With macOS's built-in dictation you speak the name of each mark where it belongs — say "comma" for a comma, "period" to end a sentence, "question mark" for a question mark, and "new paragraph" to start a new block. The recognizer inserts the symbol instead of typing the word, so you have to narrate every mark as you talk.
What are the spoken punctuation commands for Mac dictation?
The common ones are "comma", "period" (or "full stop"), "question mark", "exclamation point", "colon", "semicolon" and "hyphen", plus "open quote" and "close quote" for quotation marks. For layout, "new line" moves to the next line and "new paragraph" leaves a blank line and starts a fresh block.
Can I dictate on a Mac without saying punctuation out loud?
Yes — an AI dictation app adds the punctuation for you, so you just talk. Instead of listening for command words, it transcribes your speech and rewrites it into finished text with commas, full stops, capitalization and paragraphs inferred from the meaning and your pauses. Clavio for Mac works this way, so you never speak a mark.
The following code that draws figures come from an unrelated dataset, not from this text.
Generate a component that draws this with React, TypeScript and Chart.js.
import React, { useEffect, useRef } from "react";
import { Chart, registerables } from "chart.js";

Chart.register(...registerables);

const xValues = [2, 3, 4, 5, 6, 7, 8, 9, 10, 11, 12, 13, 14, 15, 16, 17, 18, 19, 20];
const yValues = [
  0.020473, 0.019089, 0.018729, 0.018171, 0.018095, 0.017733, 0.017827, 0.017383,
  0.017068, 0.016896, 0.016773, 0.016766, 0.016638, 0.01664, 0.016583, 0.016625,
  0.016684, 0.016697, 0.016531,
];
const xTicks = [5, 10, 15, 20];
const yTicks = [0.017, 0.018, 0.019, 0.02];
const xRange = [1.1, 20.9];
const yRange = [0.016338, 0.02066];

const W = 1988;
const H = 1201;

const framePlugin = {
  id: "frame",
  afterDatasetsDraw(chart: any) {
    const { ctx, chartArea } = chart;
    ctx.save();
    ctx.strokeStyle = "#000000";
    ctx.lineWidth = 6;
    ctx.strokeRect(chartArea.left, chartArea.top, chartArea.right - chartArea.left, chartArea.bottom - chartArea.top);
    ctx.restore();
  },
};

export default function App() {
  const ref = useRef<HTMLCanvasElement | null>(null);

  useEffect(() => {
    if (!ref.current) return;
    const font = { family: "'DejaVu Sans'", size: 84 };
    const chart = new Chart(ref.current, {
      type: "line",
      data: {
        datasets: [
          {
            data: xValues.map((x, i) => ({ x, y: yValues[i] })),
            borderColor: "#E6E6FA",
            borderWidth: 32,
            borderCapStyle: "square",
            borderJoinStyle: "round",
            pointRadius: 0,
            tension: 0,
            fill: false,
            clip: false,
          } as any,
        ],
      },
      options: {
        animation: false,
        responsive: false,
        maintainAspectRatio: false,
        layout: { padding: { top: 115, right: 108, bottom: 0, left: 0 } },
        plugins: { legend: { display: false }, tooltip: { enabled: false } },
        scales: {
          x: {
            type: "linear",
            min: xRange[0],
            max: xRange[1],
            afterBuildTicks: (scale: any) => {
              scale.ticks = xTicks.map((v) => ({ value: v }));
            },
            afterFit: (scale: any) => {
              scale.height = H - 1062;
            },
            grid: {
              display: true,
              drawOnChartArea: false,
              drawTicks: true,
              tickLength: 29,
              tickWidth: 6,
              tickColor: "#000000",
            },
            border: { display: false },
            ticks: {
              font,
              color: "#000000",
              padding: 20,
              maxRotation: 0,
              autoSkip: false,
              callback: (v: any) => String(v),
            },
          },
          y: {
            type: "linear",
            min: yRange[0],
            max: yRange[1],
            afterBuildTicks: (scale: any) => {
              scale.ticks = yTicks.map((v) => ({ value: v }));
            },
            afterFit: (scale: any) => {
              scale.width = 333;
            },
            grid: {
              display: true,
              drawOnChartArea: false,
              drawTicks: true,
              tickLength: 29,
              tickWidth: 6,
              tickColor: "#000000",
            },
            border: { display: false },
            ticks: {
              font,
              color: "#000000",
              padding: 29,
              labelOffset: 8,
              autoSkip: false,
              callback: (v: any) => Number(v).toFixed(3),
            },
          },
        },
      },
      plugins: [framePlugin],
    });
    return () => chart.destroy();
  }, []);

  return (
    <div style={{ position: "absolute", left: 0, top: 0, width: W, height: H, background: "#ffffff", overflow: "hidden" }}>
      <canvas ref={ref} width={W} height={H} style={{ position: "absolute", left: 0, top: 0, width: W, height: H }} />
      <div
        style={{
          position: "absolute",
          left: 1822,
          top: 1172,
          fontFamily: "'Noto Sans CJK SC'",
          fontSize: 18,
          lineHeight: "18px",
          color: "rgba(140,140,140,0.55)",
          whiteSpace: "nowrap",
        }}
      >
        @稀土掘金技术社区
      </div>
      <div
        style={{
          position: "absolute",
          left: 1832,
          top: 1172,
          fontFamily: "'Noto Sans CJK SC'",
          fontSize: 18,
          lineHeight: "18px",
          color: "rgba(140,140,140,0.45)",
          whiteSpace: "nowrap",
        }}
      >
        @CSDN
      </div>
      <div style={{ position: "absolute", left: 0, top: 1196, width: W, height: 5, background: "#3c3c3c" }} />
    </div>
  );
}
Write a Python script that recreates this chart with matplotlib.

Does the built-in dictation add capitalization and paragraphs automatically?
Only partially, and not reliably where you intend. macOS's built-in dictation capitalizes after a spoken "period" and you have to say "new paragraph" yourself to break blocks, so formatting depends on you narrating it correctly. AI dictation instead infers capitalization and paragraph breaks from context, which is why the result comes back properly formatted without any spoken commands.